JNoah: I'm with you on so many things you wrote. My favorite part was, "sometimes I'm not even sure I'm a Christian!". I appreciate your humility.

God-removed, huh? That makes sense. "Godless evolution" and all of that line of talk, I would guess. I agree with you that it is all scary. As I've been doing research for the book and looking at the mounds and mounds of evidence (a.k.a. huge pile after pile of fossils), it's making me question things I've long held as rock solid. Jeff, who has posted comments, here, knows that questioning territory really well. I'm struggling right now with the whole idea of death being introduced after the Fall. The scientific evidence is pretty clear that death has been around for millions of years.

I'm gonna ponder on the Godless part. In fact, that's probably the whole point of my books--people with deep faith can and should understand the evidence for evolution clearly without having to give up their faith.

JNoah said...

I'm so interested to read the book, and to see where and/or if you land on some of these questions. I think you're right that this isn't something we necessarily have to give up our faith to believe, although I guess it could end up being, and maybe evolution is just suffering from one of the worst PR jobs in history! If it's not a Godless theory/idea/whatever.
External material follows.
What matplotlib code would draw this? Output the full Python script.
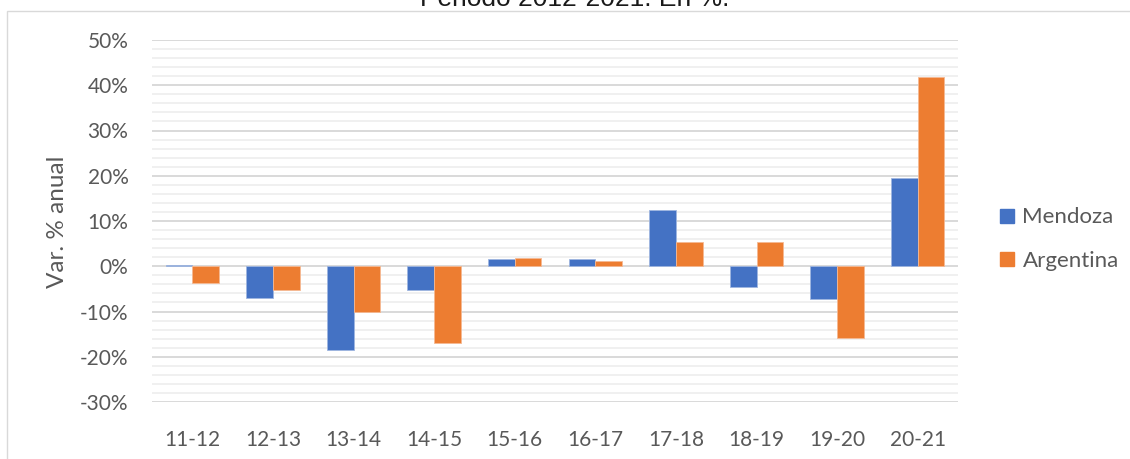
import matplotlib
matplotlib.use("Agg")
import matplotlib.pyplot as plt
import numpy as np
from matplotlib.lines import Line2D
from matplotlib.patches import Rectangle
from matplotlib.ticker import MultipleLocator, FuncFormatter

categories = ["11-12", "12-13", "13-14", "14-15", "15-16", "16-17", "17-18", "18-19", "19-20", "20-21"]
mendoza = [0.3, -7.0, -18.5, -5.2, 1.7, 1.7, 12.5, -4.6, -7.3, 19.5]
argentina = [-3.6, -5.2, -10.0, -17.0, 1.8, 1.2, 5.3, 5.3, -15.8, 41.9]
series_names = ["Mendoza", "Argentina"]
colors = ["#4472C4", "#ED7D31"]
title = "Periodo 2012-2021. En %."
ylabel = "Var. % anual"

W, H = 1130, 459
fig = plt.figure(figsize=(W / 100, H / 100), dpi=100)

# chart frame
fig.patches.append(Rectangle((7 / W, -0.1), 1.2, 1 - 11.5 / H + 0.1, transform=fig.transFigure,
                             fill=False, edgecolor="#d9d9d9", linewidth=1.0, zorder=0))

ax = fig.add_axes([152 / W, 1 - 402 / H, (958 - 152) / W, (402 - 40) / H])
x = np.arange(len(categories))
bw = 0.331
ax.bar(x - bw / 2, mendoza, bw, color=colors[0], edgecolor="#9fb6e0", linewidth=0.6, zorder=3)
ax.bar(x + bw / 2, argentina, bw, color=colors[1], edgecolor="#f5b993", linewidth=0.6, zorder=3)

ax.set_xlim(-0.5, len(categories) - 0.5)
ax.set_ylim(-30, 50)
ax.yaxis.set_major_locator(MultipleLocator(10))
ax.yaxis.set_minor_locator(MultipleLocator(2))
ax.yaxis.set_major_formatter(FuncFormatter(lambda v, p: f"{v:.0f}%"))
ax.grid(which="major", axis="y", color="#d9d9d9", linewidth=1.4, zorder=1)
ax.grid(which="minor", axis="y", color="#f0f0f0", linewidth=1.4, zorder=0)
ax.set_axisbelow(True)
for s in ax.spines.values():
    s.set_visible(False)
ax.set_xticks(x)
ax.set_xticklabels(categories)
ax.tick_params(axis="both", which="both", length=0)
ax.tick_params(axis="y", pad=17)
ax.tick_params(axis="x", pad=20)
for lab in ax.get_xticklabels() + ax.get_yticklabels():
    lab.set_fontfamily("Lato")
    lab.set_fontsize(15)
    lab.set_color("#595959")

fig.text(57 / W, 1 - 222 / H, ylabel, rotation=90, ha="center", va="center",
         fontfamily="Lato", fontsize=17.5, color="#595959")

fig.text(575 / W, 1 - 6.5 / H, title, ha="center", va="baseline",
         fontfamily="Liberation Sans", fontsize=19, color="#1a1a1a")

handles = [Line2D([], [], linestyle="none", marker="s", markersize=10, color=c) for c in colors]
leg = fig.legend(handles, series_names, loc="center left", bbox_to_anchor=(978 / W, 1 - 239 / H),
                 frameon=False, handlelength=0.8, handletextpad=0.3, labelspacing=1.05,
                 prop={"family": "Lato", "size": 16})
for t in leg.get_texts():
    t.set_color("#595959")

fig.savefig("out.png", dpi=100)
Couple of questions on what you said about death and the Fall. Are you talking about death to only plants and animals or death that included man (in whatever form)? In other words, is it possible that animals and plants died before the Fall, without it affecting man? I realize that question is probably more theological than scientific, but it seems to me that you could make a case that, at the very least, plants died before the Fall even if you take a strictly literal interpretation of Genesis 1 and 2. Before the Fall, Adam and Eve were permitted to eat fruit, and the birds and animals were given the plants to eat. In that, there is an element of death. I don't know.